Now applying our Zip work flow on this data:

set.seed(345)
Zip_fit_rs <- Zip_wflow %>%
fit_resamples(folds2)

## ! Fold1: preprocessor 1/1, model 1/1 (predictions): prediction from a rank-deficient fit may be misleading

## ! Fold2: preprocessor 1/1, model 1/1 (predictions): prediction from a rank-deficient fit may be misleading

## ! Fold3: preprocessor 1/1, model 1/1 (predictions): prediction from a rank-deficient fit may be misleading

## ! Fold4: preprocessor 1/1, model 1/1 (predictions): prediction from a rank-deficient fit may be misleading

## ! Fold5: preprocessor 1/1, model 1/1 (predictions): prediction from a rank-deficient fit may be misleading

Zip_fit_rs

Now showing the RMSE and R2 for all cross validation folds:

collect_metrics(Zip_fit_rs)

Zip_test_pred <-predict(Zip_fit, Zip_test) %>%
bind_cols(Zip_test %>% select(ec_zip))

## Warning in predict.lm(object = object$fit, newdata = new_data, type =
## "response"): prediction from a rank-deficient fit may be misleading

Zip_test_pred

From these predictions we can calculate the RMSE and R squared value to see how well the model preformed on the testing data:

rmse2 <- rmse(Zip_test_pred, truth = ec_zip, estimate = .pred)
rmse2

rsq2 <- rsq(Zip_test_pred, truth = ec_zip, estimate = .pred)
rsq2

As we see the rmse, is quite low thus meaning we have a good fitting model. We also have a high r squared at rsq, above the .6 level, which means our model does a good job at explaining the variability observed in the ec_zip variable is explained by our model.

Conclusion:

Overall, both our models do a pretty good job at estimating our predictors as we have both our r-squared values above the .50 level which means that >50% of the variability observed in the two response variables is explained by our models.
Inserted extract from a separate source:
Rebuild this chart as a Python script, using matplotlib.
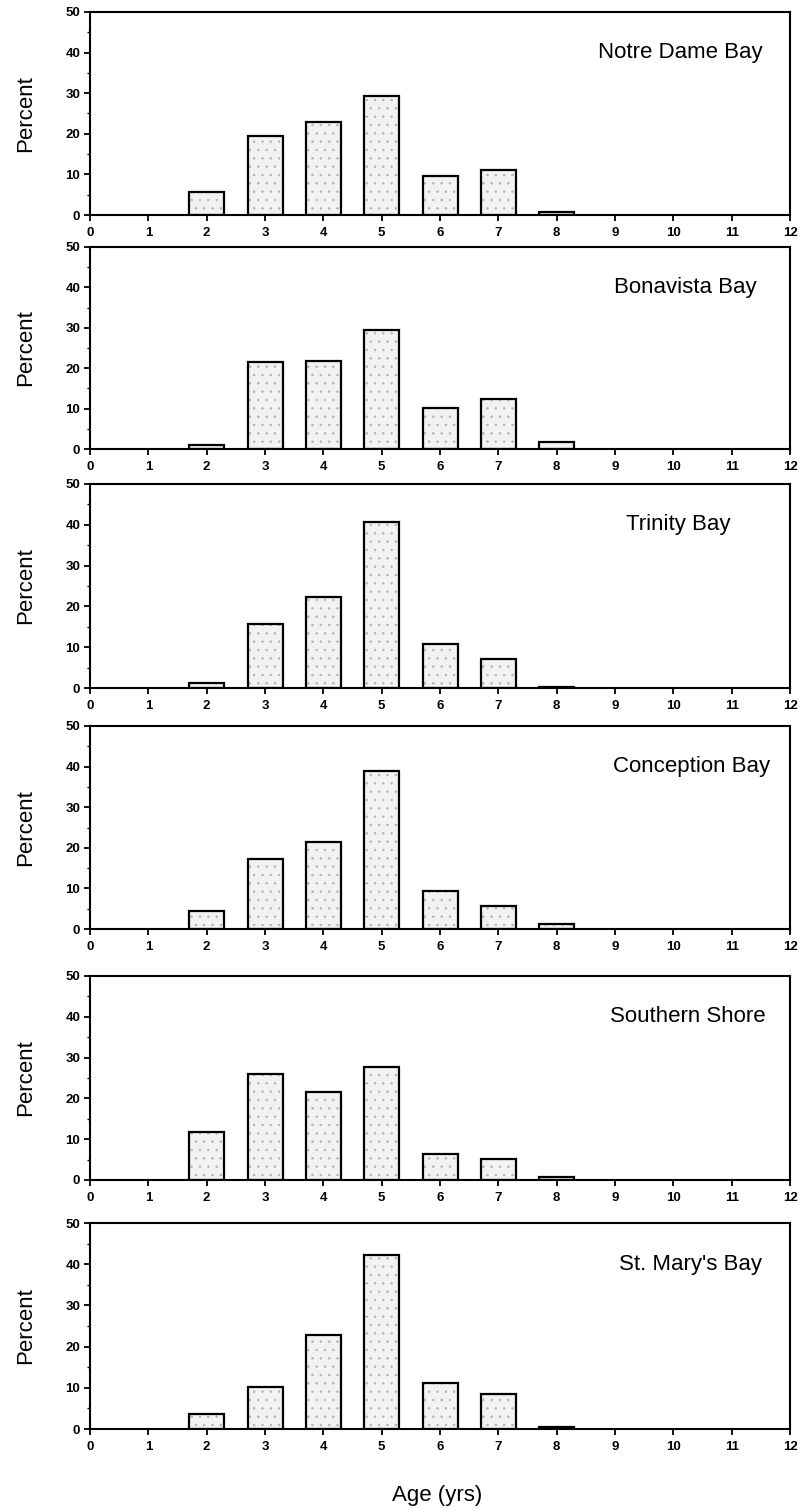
import matplotlib
matplotlib.use("Agg")
import matplotlib.pyplot as plt
from matplotlib.ticker import MultipleLocator

plt.rcParams['font.family'] = ['Liberation Sans', 'DejaVu Sans']
plt.rcParams['hatch.linewidth'] = 0.5

# Age classes (years) with non-zero catch share
ages = [2, 3, 4, 5, 6, 7, 8]

# Percent of sample in each age class, by area
notre_dame = [5.6, 19.4, 22.9, 29.4, 9.6, 11.0, 0.8]
bonavista = [1.0, 21.6, 21.9, 29.5, 10.1, 12.3, 1.8]
trinity = [1.3, 15.7, 22.4, 40.6, 10.7, 7.2, 0.3]
conception = [4.5, 17.2, 21.4, 38.9, 9.4, 5.7, 1.2]
southern_shore = [11.8, 26.0, 21.5, 27.8, 6.4, 5.1, 0.8]
st_marys = [3.7, 10.2, 22.7, 42.2, 11.1, 8.5, 0.4]

areas = ["Notre Dame Bay", "Bonavista Bay", "Trinity Bay",
         "Conception Bay", "Southern Shore", "St. Mary's Bay"]
series = [notre_dame, bonavista, trinity, conception, southern_shore, st_marys]
x_ticks = list(range(0, 13))
y_ticks = [0, 10, 20, 30, 40, 50]

W, H = 802, 1510
fig = plt.figure(figsize=(W / 100, H / 100), dpi=100)

# panel pixel extents (top, bottom) and horizontal span
panel_rows = [(12, 215), (247, 449), (484, 688), (726, 929), (976, 1180), (1223, 1429)]
x_left, x_right = 90, 790
title_right = [763, 757, 730, 770, 766, 762]

for (top, bot), name, vals, tr in zip(panel_rows, areas, series, title_right):
    ax = fig.add_axes([x_left / W, 1 - bot / H, (x_right - x_left) / W, (bot - top) / H])
    # stippled fill, then the black outline on top
    ax.bar(ages, vals, width=0.6, color='#f2f2f2', edgecolor='#b0b0b0',
           hatch='..', linewidth=0, zorder=2)
    ax.bar(ages, vals, width=0.6, fill=False, edgecolor='black',
           linewidth=1.6, zorder=3)
    ax.set_xlim(0, 12)
    ax.set_ylim(0, 50)
    ax.set_xticks(x_ticks)
    ax.set_yticks(y_ticks)
    ax.yaxis.set_minor_locator(MultipleLocator(5))
    ax.tick_params(axis='both', which='major', direction='out', length=4.5,
                   width=1.3, labelsize=9.5, pad=2.5)
    ax.tick_params(axis='x', which='major', pad=4)
    ax.tick_params(axis='y', which='minor', direction='out', length=2.5, width=1.0)
    for lbl in ax.get_xticklabels() + ax.get_yticklabels():
        lbl.set_fontweight('bold')
    for sp in ax.spines.values():
        sp.set_linewidth(1.5)
    ax.set_ylabel("Percent", fontsize=16, labelpad=21)
    ax.text((tr - x_left) / (x_right - x_left), 0.80, name, transform=ax.transAxes,
            ha='right', va='center', fontsize=16)

fig.text(437 / W, 1 - 1495 / H, "Age (yrs)", ha='center', va='center', fontsize=16)

fig.savefig("out.png", dpi=100)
In this data analysis, within county data, there is a strong positive relationship between economic connectedness and predicted household income. This is important as it shows how important economic connectedness is to increase one’s income level. From the zip code data, we also find that higher upward mobility also increases economic connectedness and median household income, which makes sense as more mobility makes it easier to connect with others and grow their network.

Since we have found connections between economic connectedness and income, further studies can be done to examine what these relationships mean for high-income exposure and friending bias in the United States. As we know, one’s degree goes to increase their future income; however, not all college experiences are the same. For example, students at Whitman do not have the same connection opportunities as those at Harvard or Princeton.

Overall the models we’ve created have done a good job at modeling our response variables and leave the door open for many more studies to better explain the important ideas in economic mobility.